Read the last line.... My first thought was "how long till he shows up on TLF?" :lol:


----------



## Cory (Aug 23, 2017)

Needs to trim more than just the lawn, those bushes are gonna take over the house. I don't understand why people move into a house with a yard to maintain and let it go to crap. I'm not saying it has to be immaculate but if you don't want to do at least the basics then buy a townhome or condo.


----------



## stotea (Jul 31, 2017)

Just curious since I live in the Twin Cities, how did you stumble upon a MN news station's website for that article? I would have assumed the source to be of Texas origin.


----------



## pennstater2005 (Jul 17, 2017)

My neighbors lawns are full of weeds but they're awesome folks so I consider myself lucky!

Although their grass isn't a foot high either :lol:


----------



## TigerinFL (Mar 29, 2018)

hipster needs to cut his lawn and his bushes. I'm sure he is a joy to live next to.


----------



## Colonel K0rn (Jul 4, 2017)

Reminds me of this meme I saw a few weeks ago. Even more funny that homeskillet is using an electric mower.


----------



## gene_stl (Oct 29, 2017)

In all the burbs of St. Louis you would get a nastygram from your city inviting you to shape up or pay a nice fine.


----------



## csbutler (Jun 15, 2017)

Exactly what I pictured before I even watched the video.


----------



## WBrown999 (Apr 3, 2018)

>Dr. Green

I bet he didn't eve go to grass medical school.


----------



## chrismar (May 25, 2017)

Honestly, it doesn't even look that tall. They're using a low camera angle to make it more dramatic than it probably is.


----------



## gijoe4500 (Mar 17, 2017)

chrismar said:


> Honestly, it doesn't even look that tall. They're using a low camera angle to make it more dramatic than it probably is.
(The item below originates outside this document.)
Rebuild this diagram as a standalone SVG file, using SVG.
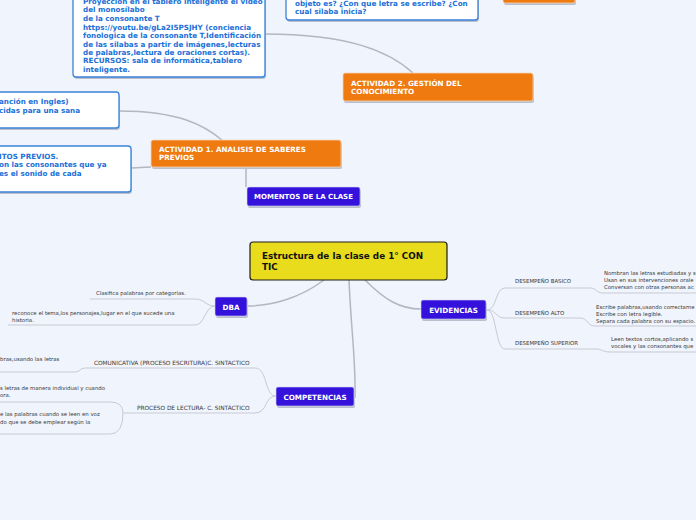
<svg xmlns="http://www.w3.org/2000/svg" width="696" height="520" viewBox="0 0 696 520">
<style>
.bg{fill:#f0f4fc}
.blue{fill:#fff;stroke:#3b82d9;stroke-width:1.3}
.sh{fill:#b9bfcc}
.bt{font-family:"DejaVu Sans",Verdana,sans-serif;font-weight:bold;font-size:7.2px;fill:#1b6fd8}
.orange{fill:#ee7a10;stroke:#f6d6b8;stroke-width:0.8}
.wt{font-family:"DejaVu Sans",Verdana,sans-serif;font-weight:bold;font-size:7.2px;fill:#fff}
.purple{fill:#3512dc;stroke:#d6d6f2;stroke-width:0.6}
.yellow{fill:#e8dc1c;stroke:#1c1c1c;stroke-width:1.2}
.ct{font-family:"DejaVu Sans",Verdana,sans-serif;font-weight:bold;font-size:8.8px;fill:#111}
.st{font-family:"DejaVu Sans",Verdana,sans-serif;font-size:5.4px;fill:#383838}
.main{fill:none;stroke:#b4b6c0;stroke-width:1.5}
.sub{fill:none;stroke:#c8cad2;stroke-width:1}
</style>
<rect class="bg" x="0" y="0" width="696" height="520"/>

<g id="connectors">
  <path class="main" d="M265,34 C350,34 390,52 413,73"/>
  <path class="main" d="M119,111 C180,111 205,126 222,140"/>
  <path class="main" d="M131,168 L151,167"/>
  <path class="main" d="M246,167 L246,187"/>
  <path class="main" d="M324,280 C300,298 272,306 247,306"/>
  <path class="main" d="M349,280 C351,330 356,360 355,398"/>
  <path class="main" d="M365,280 C385,300 400,309 421,309"/>
  <path class="sub" d="M90,299 L195,299 C205,299 205,306 215,306"/>
  <path class="sub" d="M8,325 L195,325 C205,325 205,306 215,306"/>
  <path class="sub" d="M0,372 L75,372 C80,372 80,368 85,368 L255,368 C268,368 264,396 276,396"/>
  <path class="sub" d="M123,413 L255,413 C268,413 264,396 276,396"/>
  <path class="sub" d="M-10,402 L110,402 Q123,402 123,413 Q123,434 110,434 L-10,434"/>
  <path class="sub" d="M487,310 C497,310 495,288 505,288 L590,288 C597,288 596,293 603,293 L696,293"/>
  <path class="sub" d="M487,310 C497,310 495,318 505,318 L580,318 C588,318 587,326 595,326 L696,326"/>
  <path class="sub" d="M487,310 C497,310 495,349 505,349 L595,349 C602,349 603,352 610,352 L696,352"/>
</g>

<g id="node-recursos">
  <rect class="sh" x="74" y="-8" width="192" height="87" rx="3"/>
  <rect class="blue" x="73" y="-10" width="192" height="87" rx="3"/>
  <text class="bt" x="83" y="3.5">Proyección en el tablero inteligente el video</text>
  <text class="bt" x="83" y="12">del monosílabo</text>
  <text class="bt" x="83" y="21">de la consonante T</text>
  <text class="bt" x="83" y="30">https://youtu.be/gLa2I5PSJHY (conciencia</text>
  <text class="bt" x="83" y="38">fonologica de la consonante T,Identificación</text>
  <text class="bt" x="83" y="47">de las silabas a partir de imágenes,lecturas</text>
  <text class="bt" x="83" y="55">de palabras,lectura de oraciones cortas).</text>
  <text class="bt" x="83" y="63">RECURSOS: sala de informática,tablero</text>
  <text class="bt" x="83" y="72">inteligente.</text>
</g>

<g id="node-pregunta">
  <rect class="sh" x="287" y="-8" width="192" height="30" rx="3"/>
  <rect class="blue" x="286" y="-10" width="192" height="30" rx="3"/>
  <text class="bt" x="295" y="6">objeto es? ¿Con que letra se escribe? ¿Con</text>
  <text class="bt" x="295" y="14">cual silaba inicia?</text>
</g>

<g id="node-actividad3">
  <rect class="sh" x="504" y="-8" width="72" height="13" rx="2"/>
  <rect class="orange" x="503" y="-10" width="72" height="13" rx="2"/>
</g>

<g id="node-actividad2">
  <rect class="sh" x="344" y="75" width="190" height="28" rx="2"/>
  <rect class="orange" x="343" y="73" width="190" height="28" rx="2"/>
  <text class="wt" x="351" y="86">ACTIVIDAD 2. GESTIÓN DEL</text>
  <text class="wt" x="351" y="94">CONOCIMIENTO</text>
</g>

<g id="node-cancion">
  <rect class="sh" x="-9" y="94" width="129" height="36" rx="3"/>
  <rect class="blue" x="-10" y="92" width="129" height="36" rx="3"/>
  <text class="bt" x="-1" y="104">anción en Ingles)</text>
  <text class="bt" x="-1" y="113">cidas para una sana</text>
</g>

<g id="node-previos">
  <rect class="sh" x="-9" y="148" width="141" height="46" rx="3"/>
  <rect class="blue" x="-10" y="146" width="141" height="46" rx="3"/>
  <text class="bt" x="-1" y="159">ITOS PREVIOS.</text>
  <text class="bt" x="-1" y="167">on las consonantes que ya</text>
  <text class="bt" x="-1" y="176">es el sonido de cada</text>
</g>

<g id="node-actividad1">
  <rect class="sh" x="152" y="142" width="190" height="27" rx="2"/>
  <rect class="orange" x="151" y="140" width="190" height="27" rx="2"/>
  <text class="wt" x="159" y="152">ACTIVIDAD 1. ANALISIS DE SABERES</text>
  <text class="wt" x="159" y="160">PREVIOS</text>
</g>

<g id="node-momentos">
  <rect class="sh" x="248" y="189" width="113" height="19" rx="2"/>
  <rect class="purple" x="247" y="187" width="113" height="19" rx="2"/>
  <text class="wt" x="303.5" y="199" text-anchor="middle" style="font-size:7px">MOMENTOS DE LA CLASE</text>
</g>

<g id="node-central">
  <rect class="yellow" x="250" y="242" width="197" height="38" rx="3"/>
  <text class="ct" x="262" y="259">Estructura de la clase de 1° CON</text>
  <text class="ct" x="262" y="270">TIC</text>
</g>

<g id="node-dba">
  <rect class="sh" x="216" y="299" width="32" height="19" rx="2"/>
  <rect class="purple" x="215" y="297" width="32" height="19" rx="2"/>
  <text class="wt" x="231" y="309.5" text-anchor="middle">DBA</text>
</g>
<g id="node-clasifica">
  <text class="st" x="96" y="295">Clasifica palabras por categorías.</text>
</g>
<g id="node-reconoce">
  <text class="st" x="12" y="315">reconoce el tema,los personajes,lugar en el que sucede una</text>
  <text class="st" x="12" y="322">historia.</text>
</g>

<g id="node-competencias">
  <rect class="sh" x="277" y="389" width="78" height="19" rx="2"/>
  <rect class="purple" x="276" y="387" width="78" height="19" rx="2"/>
  <text class="wt" x="315" y="399.5" text-anchor="middle">COMPETENCIAS</text>
</g>
<g id="node-comunicativa">
  <text class="st" x="94" y="365" style="font-size:5.8px">COMUNICATIVA (PROCESO ESCRITURA)C. SINTACTICO</text>
</g>
<g id="node-escribe">
  <text class="st" x="0" y="361">bras,usando las letras</text>
</g>
<g id="node-lectura">
  <text class="st" x="137" y="410" style="font-size:5.8px">PROCESO DE LECTURA- C. SINTÁCTICO</text>
</g>
<g id="node-lee-letras">
  <text class="st" x="0" y="390">s letras de manera individual y cuando</text>
  <text class="st" x="0" y="397">ora.</text>
</g>
<g id="node-palabras-voz">
  <text class="st" x="0" y="416">e las palabras cuando se leen en voz</text>
  <text class="st" x="0" y="424">do que se debe emplear según la</text>
</g>

<g id="node-evidencias">
  <rect class="sh" x="422" y="302" width="65" height="19" rx="2"/>
  <rect class="purple" x="421" y="300" width="65" height="19" rx="2"/>
  <text class="wt" x="453.5" y="312.5" text-anchor="middle">EVIDENCIAS</text>
</g>
<g id="node-basico">
  <text class="st" x="515" y="283">DESEMPEÑO BASICO</text>
</g>
<g id="node-basico-txt">
  <text class="st" x="604" y="275">Nombran las letras estudiadas y s</text>
  <text class="st" x="604" y="282">Usan en sus intervenciones orale</text>
  <text class="st" x="604" y="289">Conversan con otras personas ac</text>
</g>
<g id="node-alto">
  <text class="st" x="515" y="315">DESEMPEÑO ALTO</text>
</g>
<g id="node-alto-txt">
  <text class="st" x="596" y="309">Escribe palabras,usando correctame</text>
  <text class="st" x="596" y="316">Escribe con letra legible.</text>
  <text class="st" x="596" y="323">Separa cada palabra con su espacio.</text>
</g>
<g id="node-superior">
  <text class="st" x="515" y="345">DESEMPEÑO SUPERIOR</text>
</g>
<g id="node-superior-txt">
  <text class="st" x="611" y="341">Leen textos cortos,aplicando s</text>
  <text class="st" x="611" y="348">vocales y las consonantes que</text>
</g>
</svg>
That's what I was thinking. And it looks like St. Augustine. If it was a little thicker/lusher of a lawn, it would probably look fantastic at 6-8" tall.


----------



## LawnNerd (Sep 2, 2017)

stotea said:


> Just curious since I live in the Twin Cities, how did you stumble upon a MN news station's website for that article? I would have assumed the source to be of Texas origin.


Google and it's mind reading. Lol.

Actually it knows i read a lot of lawn and turf care articles, so it suggested that based on my preferences.


----------



## Rockinar (Jul 21, 2017)

"Lawn shaming"?? Thats a new one.

Someone tell hippie boy to put down the bong and game controller, go outside and clean up the yard.


----------



## Rackhouse Mayor (Sep 4, 2017)

So how long until we rename the Lawn of the Month to "Arms Race of Domestic Luxuries Winner"?


----------